Oil prices (WTI and Brent) rose again during last week: WTI rose by 2.64%; Brent oil also increased by 1.01%. As a result, the premium of Brent oil over WTI sharply fell; the premium ranged between $2 and $4. According to latest EIA weekly update, oil stockpiles fell by 7.2Mb. In the U.S, refinery inputs production and imports rose while imports slipped during last week. The IEA and OPEC reports showed a drop in OPEC’s production. The situation in Egypt is keeping oil prices high. Will oil continue to rise next week? This week, several reports may affect the oil market. These items include: China’s GDP, U.S retail sales, Philly Fed, and EIA oil weekly update.
Here is a weekly outlook and analysis for the crude oil market for July 15th to July 19th:
Oil Prices – July
During last week, crude oil price (WTI) rose by 2.64% and reached by Friday $105.95/b; further, Brent oil also increased by 1.01% to $108.81/b;
In the chart below are the changes in WTI and Brent oil rate in the past several months (prices are normalized to January 31st). As seen in the chart herein, the oil have traded up in the past several of weeks.
The gap between Brent oil and WTI spot oil contracted again as it ranged between $2 and $4 per barrel. During July, the premium tumbled down by 48.93%.
The oil stockpiles fell again by 7.2 MB and reached 1,818.1 million barrels. The linear correlation between the shifts in stockpiles has slightly strengthened to -0.193: this relation suggests that oil price, assuming all things equal, will further rally next week.
Oil imports to the U.S decreased by 1% last week. The weekly shifts in oil imports have a mid-strong negative correlation (-0.279) that implies oil prices may rise next week. Oil production and refinery inputs increased last week. In other words, the rise in production and refinery inputs might loosen the U.S oil market and thus curb the recent rise of oil prices.
The next weekly report will come out on Wednesday, July 17th and will pertain to the week ending on July 12th.
OPEC Monthly Report
According to the latest OPEC Report, OPEC’s oil production fell by 309 thousand bbl/d to reach 30,379 thousand in June. This news suggests the oil supply has declined during last month, which could have tightened the oil market in recent weeks. If this trend will continue, it could further pressure up oil prices.
IEA Monthly Update
According the recent monthly update, the global oil supply fell in June by 300 thousand bbl/d due to low OPEC output. The global demand is expected to grow by 930 thousand bbl/d in 2013 – a slightly higher number due to colder than expected weather. OECD’s oil demand rose in the second quarter of 2013 due to unseasonable cold weather. OECD inventories rose by a lower than expected rate during May.

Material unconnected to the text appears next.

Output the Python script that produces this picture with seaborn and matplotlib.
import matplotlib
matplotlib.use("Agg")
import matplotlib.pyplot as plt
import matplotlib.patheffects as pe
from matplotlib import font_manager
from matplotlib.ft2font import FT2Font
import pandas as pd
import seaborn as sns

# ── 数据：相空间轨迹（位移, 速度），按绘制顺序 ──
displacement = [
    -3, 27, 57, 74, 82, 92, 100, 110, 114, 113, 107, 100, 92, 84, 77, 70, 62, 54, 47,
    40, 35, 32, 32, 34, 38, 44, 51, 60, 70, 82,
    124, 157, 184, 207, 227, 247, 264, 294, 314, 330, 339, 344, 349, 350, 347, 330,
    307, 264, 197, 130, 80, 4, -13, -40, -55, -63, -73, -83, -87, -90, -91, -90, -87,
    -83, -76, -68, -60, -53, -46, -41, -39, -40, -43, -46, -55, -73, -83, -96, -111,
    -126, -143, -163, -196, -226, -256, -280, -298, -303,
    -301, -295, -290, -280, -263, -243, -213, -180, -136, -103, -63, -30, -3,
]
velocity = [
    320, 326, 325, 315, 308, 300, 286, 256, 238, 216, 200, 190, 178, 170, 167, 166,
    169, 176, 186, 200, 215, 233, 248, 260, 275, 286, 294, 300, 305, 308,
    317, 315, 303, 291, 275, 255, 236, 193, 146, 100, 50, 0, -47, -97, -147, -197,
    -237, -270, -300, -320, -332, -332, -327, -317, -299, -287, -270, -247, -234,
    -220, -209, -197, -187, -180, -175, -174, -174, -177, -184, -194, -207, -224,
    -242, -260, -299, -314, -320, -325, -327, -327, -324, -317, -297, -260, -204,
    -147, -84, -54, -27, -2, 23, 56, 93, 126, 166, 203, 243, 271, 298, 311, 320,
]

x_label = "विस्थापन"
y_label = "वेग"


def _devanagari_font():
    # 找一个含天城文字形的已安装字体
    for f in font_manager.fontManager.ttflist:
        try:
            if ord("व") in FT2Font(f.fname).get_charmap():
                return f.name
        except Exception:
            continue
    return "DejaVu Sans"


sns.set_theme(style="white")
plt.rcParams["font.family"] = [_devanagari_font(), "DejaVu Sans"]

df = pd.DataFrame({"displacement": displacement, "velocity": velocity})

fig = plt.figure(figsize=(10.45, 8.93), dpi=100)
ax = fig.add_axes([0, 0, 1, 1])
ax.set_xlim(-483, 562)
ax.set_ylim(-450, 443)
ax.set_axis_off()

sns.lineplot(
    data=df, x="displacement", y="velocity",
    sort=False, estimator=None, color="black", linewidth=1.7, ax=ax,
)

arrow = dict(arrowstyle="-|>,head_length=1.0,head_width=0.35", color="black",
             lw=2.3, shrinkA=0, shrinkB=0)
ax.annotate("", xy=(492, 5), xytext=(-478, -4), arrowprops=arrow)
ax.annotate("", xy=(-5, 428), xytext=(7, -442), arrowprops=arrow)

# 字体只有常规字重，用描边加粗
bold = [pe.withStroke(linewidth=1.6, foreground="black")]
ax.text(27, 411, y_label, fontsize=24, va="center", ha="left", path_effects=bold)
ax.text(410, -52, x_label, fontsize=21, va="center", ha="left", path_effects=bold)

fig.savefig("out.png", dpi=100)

These figures suggest the supply didn’t expand while the demand is growing. If these trend will persist this could pull up the price of oil.
Egypt Riots and Oil
The ongoing riots and upheaval in Egypt could be among the factors contributing to the rise of oil price on account of the concern regarding the potential blockage of the Suez Canal, in which nearly 3.8 million barrels per day transport through it. Recall, in 2011 Arab spring that also erupted in Egypt, the Suez Canal remained open. Therefore, the current developments in Egypt are less likely to affect the shipment of oil via the Suez Canal.

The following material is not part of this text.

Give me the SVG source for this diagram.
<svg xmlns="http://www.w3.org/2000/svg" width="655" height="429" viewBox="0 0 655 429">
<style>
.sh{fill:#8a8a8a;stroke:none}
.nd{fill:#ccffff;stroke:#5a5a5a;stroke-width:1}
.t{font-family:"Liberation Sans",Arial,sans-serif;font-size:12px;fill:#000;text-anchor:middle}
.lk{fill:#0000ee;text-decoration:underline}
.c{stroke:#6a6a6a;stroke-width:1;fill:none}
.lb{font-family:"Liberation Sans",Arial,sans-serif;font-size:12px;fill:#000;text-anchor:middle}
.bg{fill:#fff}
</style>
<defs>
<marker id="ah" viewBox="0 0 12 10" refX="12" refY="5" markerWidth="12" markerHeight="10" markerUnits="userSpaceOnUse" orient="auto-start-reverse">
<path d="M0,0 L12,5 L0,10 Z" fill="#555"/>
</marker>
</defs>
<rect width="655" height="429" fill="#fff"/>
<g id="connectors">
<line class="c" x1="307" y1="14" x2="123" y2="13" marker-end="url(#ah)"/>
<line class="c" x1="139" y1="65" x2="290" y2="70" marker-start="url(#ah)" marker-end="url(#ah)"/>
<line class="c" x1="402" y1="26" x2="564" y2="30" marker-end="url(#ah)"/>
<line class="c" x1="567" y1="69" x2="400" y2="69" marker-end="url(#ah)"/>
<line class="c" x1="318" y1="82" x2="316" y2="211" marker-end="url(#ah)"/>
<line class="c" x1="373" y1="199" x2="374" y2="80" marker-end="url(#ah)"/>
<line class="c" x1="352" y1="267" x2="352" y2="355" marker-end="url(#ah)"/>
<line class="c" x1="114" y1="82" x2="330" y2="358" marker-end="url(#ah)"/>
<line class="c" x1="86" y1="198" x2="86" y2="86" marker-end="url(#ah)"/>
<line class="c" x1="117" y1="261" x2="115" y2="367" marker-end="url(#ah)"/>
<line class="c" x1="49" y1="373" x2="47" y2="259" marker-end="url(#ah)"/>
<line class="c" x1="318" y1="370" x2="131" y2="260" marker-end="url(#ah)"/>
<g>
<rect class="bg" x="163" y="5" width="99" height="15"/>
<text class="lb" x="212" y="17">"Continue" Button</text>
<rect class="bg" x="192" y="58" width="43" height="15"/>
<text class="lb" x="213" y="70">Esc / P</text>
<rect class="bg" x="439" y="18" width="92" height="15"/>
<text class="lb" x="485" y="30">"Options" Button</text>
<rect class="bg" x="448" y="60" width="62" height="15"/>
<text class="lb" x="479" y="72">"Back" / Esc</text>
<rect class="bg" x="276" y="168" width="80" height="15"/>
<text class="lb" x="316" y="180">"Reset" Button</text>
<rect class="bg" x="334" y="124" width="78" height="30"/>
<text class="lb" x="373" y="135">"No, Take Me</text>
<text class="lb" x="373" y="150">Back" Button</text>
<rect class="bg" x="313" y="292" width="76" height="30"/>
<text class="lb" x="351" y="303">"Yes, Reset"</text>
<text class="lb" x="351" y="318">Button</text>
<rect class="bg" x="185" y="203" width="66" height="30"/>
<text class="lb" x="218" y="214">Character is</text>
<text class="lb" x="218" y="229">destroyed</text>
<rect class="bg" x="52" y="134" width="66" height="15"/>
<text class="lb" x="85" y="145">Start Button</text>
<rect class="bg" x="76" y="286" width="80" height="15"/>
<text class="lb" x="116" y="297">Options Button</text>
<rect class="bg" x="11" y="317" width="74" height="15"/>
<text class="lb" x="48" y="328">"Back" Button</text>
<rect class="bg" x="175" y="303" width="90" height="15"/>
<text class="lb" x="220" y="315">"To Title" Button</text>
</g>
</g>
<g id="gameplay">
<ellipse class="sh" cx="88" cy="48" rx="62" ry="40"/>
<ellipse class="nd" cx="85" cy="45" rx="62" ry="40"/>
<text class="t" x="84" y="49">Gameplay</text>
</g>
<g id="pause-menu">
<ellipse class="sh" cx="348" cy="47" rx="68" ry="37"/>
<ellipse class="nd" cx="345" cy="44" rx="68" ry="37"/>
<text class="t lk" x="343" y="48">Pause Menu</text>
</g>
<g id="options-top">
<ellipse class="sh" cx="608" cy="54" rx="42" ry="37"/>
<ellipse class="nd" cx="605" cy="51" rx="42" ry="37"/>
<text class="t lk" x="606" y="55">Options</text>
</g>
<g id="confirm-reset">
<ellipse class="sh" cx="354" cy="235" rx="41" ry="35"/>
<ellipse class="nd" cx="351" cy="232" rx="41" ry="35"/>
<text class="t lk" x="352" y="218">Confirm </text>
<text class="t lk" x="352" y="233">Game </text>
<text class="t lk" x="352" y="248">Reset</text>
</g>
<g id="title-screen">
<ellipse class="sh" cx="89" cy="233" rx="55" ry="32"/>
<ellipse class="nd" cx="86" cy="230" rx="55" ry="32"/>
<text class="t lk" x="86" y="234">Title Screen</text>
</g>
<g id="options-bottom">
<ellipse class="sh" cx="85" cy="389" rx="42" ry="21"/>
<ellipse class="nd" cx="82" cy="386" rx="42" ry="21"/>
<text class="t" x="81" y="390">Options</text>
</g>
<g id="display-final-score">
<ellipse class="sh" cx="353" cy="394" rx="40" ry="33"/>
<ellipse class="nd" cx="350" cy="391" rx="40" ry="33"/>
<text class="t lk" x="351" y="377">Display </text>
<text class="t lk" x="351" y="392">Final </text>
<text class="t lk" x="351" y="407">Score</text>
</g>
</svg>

Oil Related News for the Week
Monday –China First Quarter GDP 2013: during the first quarter of 2013, China grew by only 7.7% in annual terms. The current expectations are that the second quarter of 2013 grew in annul terms by a slower pace than in the last quarter; if the growth rate will continue to dwindle, this may adversely affect oil prices;
Monday –U.S. Retail Sales Report: in the previous report, retail sales slightly rose by 0.3% from the last month; gasoline stations sales slipped by 0.2% in May compared to April 2013; this report could signal the developments in U.S’s gasoline demand and thus may affect oil prices in the U.S;
Thursday – Philly Fed Manufacturing Index: In the last survey regarding June, the growth rate bounced back from -5.2 in May to +12.5 in June. If the index will continue to rally, it may positively affect oil prices (the previous Philly Fed review);
Oil Prices Outlook and Analysis
From the supply side, the decline in imports could slowly pull down oil price. On the other hand, the rise in production and refinery inputs may pressure down oil prices. The latest OPEC and IEA monthly updates showed a drop in OPEC’s production, which coincided with the recent rise in oil prices. The recent decline in U.S storage is another indication for a decrease in supply or an increase in demand, which could also suggest that the U.S. oil market has tightening. From the demand side, the IEA monthly update showed a rise in demand in OECD countries. Moreover, the ongoing recovery of the U.S economy may positively affect oil prices. The situation in Egypt is likely to keep affecting the high volatility of oil prices. If the situation there will calm down, oil prices might have a correction and pull down. Finally, the rising demand in U.S compared to Europe and the progress of the U.S supply may keep shirking the premium of Brent over WTI.
The bottom line, oil price might continue to pull up even though it may start the week on a negative note (especially if China’s GDP figures will disappoint).